Fabrication of functional basal ganglia circuitry in vitro: from nano- and micro-scale topographies to microfluidic devices.

Abstract

According to the European Brain Council, the annual total cost of brain disorders such as Huntington’s disease (HD) and Parkinson’s disease (PD) in Europe is approximately €386 billion. In order to develop therapies for neurodegenerative diseases, model systems that accurately
reproduce the complex circuitry of the adult brain are needed. Neuron circuits developed in vitro could be used for studying pathogenesis of disorders and for high-throughput screening of potential therapies. In vitro models may offer the potential for highly reproducible and controllable cell circuitry, mimicking to some extent the complex neural connectivity required for function.

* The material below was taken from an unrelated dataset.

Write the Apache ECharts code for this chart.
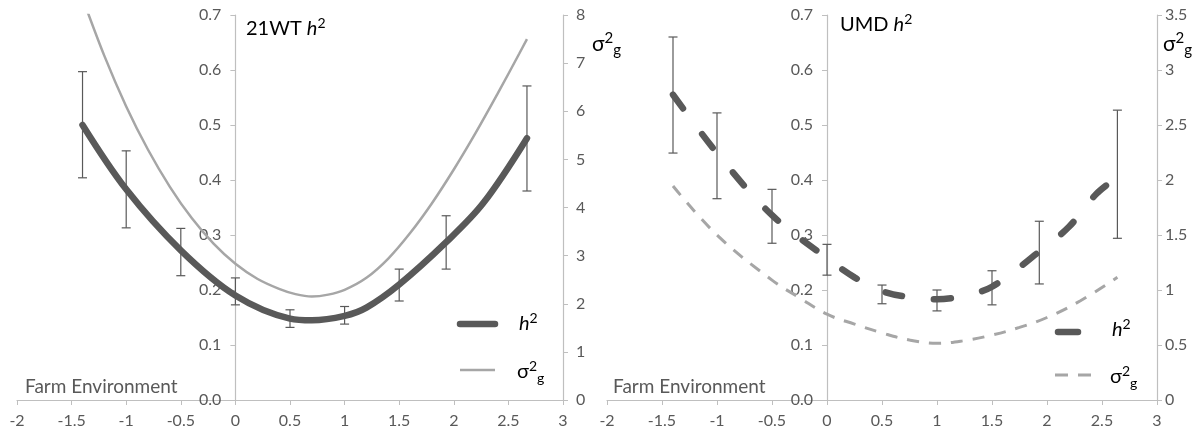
<!DOCTYPE html>
<html>
<head>
<meta charset="utf-8">
<script src="https://cdn.jsdelivr.net/npm/echarts@6/dist/echarts.min.js"></script>
<style>
  html, body { margin: 0; padding: 0; background: #fff; }
  #chart { width: 1202px; height: 434px; }
</style>
</head>
<body>
<div id="chart"></div>
<script>
// x ticks (Farm Environment)
var xTicks = [-2, -1.5, -1, -0.5, 0, 0.5, 1, 1.5, 2, 2.5, 3];

// ---- 21WT panel ----
var wtPointX = [-1.4, -1, -0.5, 0, 0.5, 1, 1.5, 1.93, 2.67];
var wtErrLow = [0.404, 0.313, 0.226, 0.173, 0.132, 0.138, 0.18, 0.238, 0.38];
var wtErrHigh = [0.597, 0.453, 0.312, 0.222, 0.164, 0.17, 0.238, 0.335, 0.571];
var wtH2X = [-1.4, -1, -0.5, 0, 0.5, 0.7, 1, 1.2, 1.5, 1.93, 2.27, 2.67];
var wtH2 = [0.5, 0.383, 0.272, 0.19, 0.148, 0.145, 0.153, 0.168, 0.21, 0.287, 0.358, 0.476];
var wtSgX = [-1.4, -1.2, -1, -0.8, -0.6, -0.4, -0.2, 0, 0.2, 0.4, 0.55, 0.7, 0.85, 1, 1.2, 1.4, 1.6, 1.8, 2, 2.2, 2.4, 2.6, 2.67];
var wtSg = [8.35, 7.15, 6.1, 5.2, 4.43, 3.78, 3.25, 2.83, 2.52, 2.31, 2.2, 2.15, 2.19, 2.29, 2.54, 2.94, 3.47, 4.09, 4.79, 5.55, 6.36, 7.2, 7.5];

// ---- UMD panel ----
var umdPointX = [-1.4, -1, -0.5, 0, 0.5, 1, 1.5, 1.93, 2.64];
var umdErrLow = [0.449, 0.366, 0.285, 0.227, 0.175, 0.162, 0.173, 0.211, 0.294];
var umdErrHigh = [0.66, 0.522, 0.383, 0.283, 0.209, 0.2, 0.235, 0.325, 0.527];
var umdH2X = [-1.4, -1, -0.5, 0, 0.25, 0.5, 0.75, 1, 1.25, 1.5, 1.93, 2.2, 2.45, 2.64];
var umdH2 = [0.555, 0.449, 0.336, 0.258, 0.223, 0.198, 0.187, 0.183, 0.19, 0.206, 0.27, 0.315, 0.375, 0.405];
var umdSgX = [-1.4, -1, -0.5, -0.25, 0, 0.25, 0.5, 0.75, 1, 1.25, 1.5, 1.75, 2, 2.3, 2.64];
var umdSg = [1.945, 1.5, 1.09, 0.93, 0.78, 0.69, 0.61, 0.545, 0.515, 0.54, 0.59, 0.66, 0.75, 0.9, 1.115];

var FONT = 'Lato, "Open Sans", sans-serif';
var TXT = '#595959';
var AXIS = '#bfbfbf';
var DARK = '#595959';
var LIGHT = '#a6a6a6';

function pairs(xs, ys) {
  var out = [];
  for (var i = 0; i < xs.length; i++) out.push([xs[i], ys[i]]);
  return out;
}
function triples(xs, lo, hi) {
  var out = [];
  for (var i = 0; i < xs.length; i++) out.push([xs[i], lo[i], hi[i]]);
  return out;
}

function errRender(params, api) {
  var x = api.value(0);
  var top = api.coord([x, api.value(2)]);
  var bot = api.coord([x, api.value(1)]);
  var w = 4.5;
  var st = { stroke: DARK, lineWidth: 1.2 };
  return {
    type: 'group',
    children: [
      { type: 'line', shape: { x1: top[0], y1: top[1], x2: bot[0], y2: bot[1] }, style: st },
      { type: 'line', shape: { x1: top[0] - w, y1: top[1], x2: top[0] + w, y2: top[1] }, style: st },
      { type: 'line', shape: { x1: bot[0] - w, y1: bot[1], x2: bot[0] + w, y2: bot[1] }, style: st }
    ]
  };
}

function xAxisOf(gi) {
  return {
    type: 'value', gridIndex: gi, min: -2, max: 3, interval: 0.5,
    axisLine: { onZero: false, lineStyle: { color: AXIS, width: 1.2 } },
    axisTick: { show: true, length: 5, lineStyle: { color: AXIS } },
    axisLabel: { color: TXT, fontSize: 16, fontFamily: FONT, margin: 13 },
    splitLine: { show: false }
  };
}
// left axis sits at x = 0, i.e. 2 units right of the grid edge
function leftY(gi, shift) {
  return {
    type: 'value', gridIndex: gi, position: 'left', offset: -shift, min: 0, max: 0.7, interval: 0.1,
    axisLine: { show: true, onZero: false, lineStyle: { color: AXIS, width: 1.2 } },
    axisTick: { show: true, length: 5, lineStyle: { color: AXIS } },
    axisLabel: { color: TXT, fontSize: 16, fontFamily: FONT, margin: 14,
      formatter: function (v) { return v.toFixed(1); } },
    splitLine: { show: false }
  };
}
function rightY(gi, max, interval, margin) {
  return {
    type: 'value', gridIndex: gi, position: 'right', min: 0, max: max, interval: interval,
    axisLine: { show: true, onZero: false, lineStyle: { color: AXIS, width: 1.2 } },
    axisTick: { show: true, length: 5, lineStyle: { color: AXIS } },
    axisLabel: { color: TXT, fontSize: 16, fontFamily: FONT, margin: margin },
    splitLine: { show: false }
  };
}

// rich text styles for h² and σ²g
function richSet(size) {
  var small = Math.round(size * 0.7);
  return {
    n: { fontSize: size, fontFamily: FONT, color: TXT, lineHeight: size + 6 },
    i: { fontSize: size, fontFamily: FONT, color: TXT, fontStyle: 'italic', lineHeight: size + 6 },
    sup: { fontSize: small, fontFamily: FONT, color: TXT, lineHeight: small, verticalAlign: 'top' },
    sub: { fontSize: small, fontFamily: FONT, color: TXT, lineHeight: small, verticalAlign: 'bottom' }
  };
}
function label(x, y, text, size) {
  return {
    type: 'text', x: x, y: y, z: 100,
    style: { text: text, rich: richSet(size), align: 'left', verticalAlign: 'middle' }
  };
}
function plainText(x, y, text, size) {
  return {
    type: 'text', x: x, y: y, z: 100,
    style: { text: text, fontSize: size, fontFamily: FONT, fill: TXT, align: 'left', verticalAlign: 'middle' }
  };
}
function legendLine(x1, x2, y, color, width, dash, cap) {
  return {
    type: 'line', z: 100,
    shape: { x1: x1, y1: y, x2: x2, y2: y },
    style: { stroke: color, lineWidth: width, lineDash: dash || null, lineCap: cap || 'butt' }
  };
}

var chart = echarts.init(document.getElementById('chart'));
var option = {
  animation: false,
  backgroundColor: '#fff',
  grid: [
    { left: 17, top: 15, width: 546, height: 385, outerBoundsMode: 'none', containLabel: false },
    { left: 607, top: 15, width: 550, height: 385, outerBoundsMode: 'none', containLabel: false }
  ],
  xAxis: [xAxisOf(0), xAxisOf(1)],
  yAxis: [leftY(0, 546 * 2 / 5), rightY(0, 8, 1, 13), leftY(1, 550 * 2 / 5), rightY(1, 3.5, 0.5, 8)],
  series: [
    {
      name: 'σ2g 21WT', type: 'line', xAxisIndex: 0, yAxisIndex: 1,
      data: pairs(wtSgX, wtSg), smooth: 0.3, symbol: 'none', clip: true,
      lineStyle: { color: LIGHT, width: 2.5 }
    },
    {
      name: 'h2 21WT', type: 'line', xAxisIndex: 0, yAxisIndex: 0,
      data: pairs(wtH2X, wtH2), smooth: 0.35, symbol: 'none',
      lineStyle: { color: DARK, width: 6.5, cap: 'round', join: 'round' }
    },
    {
      name: 'err 21WT', type: 'custom', xAxisIndex: 0, yAxisIndex: 0,
      data: triples(wtPointX, wtErrLow, wtErrHigh), renderItem: errRender, z: 5
    },
    {
      name: 'σ2g UMD', type: 'line', xAxisIndex: 1, yAxisIndex: 3,
      data: pairs(umdSgX, umdSg), smooth: 0.4, symbol: 'none',
      lineStyle: { color: LIGHT, width: 3, type: [12, 10] }
    },
    {
      name: 'h2 UMD', type: 'line', xAxisIndex: 1, yAxisIndex: 2,
      data: pairs(umdH2X, umdH2), smooth: 0.35, symbol: 'none',
      lineStyle: { color: DARK, width: 6.5, type: [17, 32], cap: 'round' }
    },
    {
      name: 'err UMD', type: 'custom', xAxisIndex: 1, yAxisIndex: 2,
      data: triples(umdPointX, umdErrLow, umdErrHigh), renderItem: errRender, z: 5
    }
  ],
  graphic: [
    // panel titles
    label(246, 29, '{n|21WT }{i|h}{sup|2}', 20),
    label(840, 25, '{n|UMD }{i|h}{sup|2}', 20),
    // right axis names
    label(592, 44, '{n|σ}{sup|2}{sub|g}', 21),
    label(1163, 44, '{n|σ}{sup|2}{sub|g}', 21),
    // x axis names
    plainText(25, 387, 'Farm Environment', 19),
    plainText(613, 387, 'Farm Environment', 19),
    // legend 21WT
    legendLine(460, 495, 324, DARK, 6.5, null, 'round'),
    label(519, 324, '{i|h}{sup|2}', 20),
    legendLine(460, 495, 370, LIGHT, 2.5),
    label(517, 372, '{n|σ}{sup|2}{sub|g}', 20),
    // legend UMD
    legendLine(1058, 1078, 332, DARK, 6.5, null, 'round'),
    label(1112, 330, '{i|h}{sup|2}', 20),
    legendLine(1055, 1092, 375, LIGHT, 3, [13, 10]),
    label(1110, 377, '{n|σ}{sup|2}{sub|g}', 20)
  ]
};
chart.setOption(option);
</script>
</body>
</html>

Nano- and micro-scale substrates could be fabricated using techniques such as electrospinning, lithography and microfluidics to direct neurite orientation in order to build in vitro models that mimic in vivo circuitry. Poly-lactic acid (PLA) nano-fibres and polydimethylsiloxane (PDMS) micro-groove constructs were either pre-coated with poly-D-lysine (PDL) and laminin (LN) or pre-aligned
astrocytes to study attachment and orientation of striatal neurites. Neurites were more responsive to substrates made up of combined topography and chemical cues; PDL and LN coated PDMS micro-grooves yielded the best neurite alignment. Excitability of striatal and cortical neurons was verified via an electrophysiology technique of patch clamp. PDMS microfluidic devices fabricated via lithographic techniques, were developed for co-culturing basal ganglia (BG) cells to model BG
in vivo circuitry. Cell populations in the microfluidic device displayed electrical activity monitored using a calcium imaging technique. Connectivity was determined by eliminating activity of one cell population using tetrodotoxin (TTX) and studying response of remaining cell populations. Micro-contact printing was further explored as a technique for patterning BG cell circuitry instead of microfluidic devices. The microfluidic-based functional and complex model developed herein provides platform technology that can be useful for pharmaceutical and regenerative therapy and evaluation, therefore massively reducing costs currently associated with neurodegenerative diseases.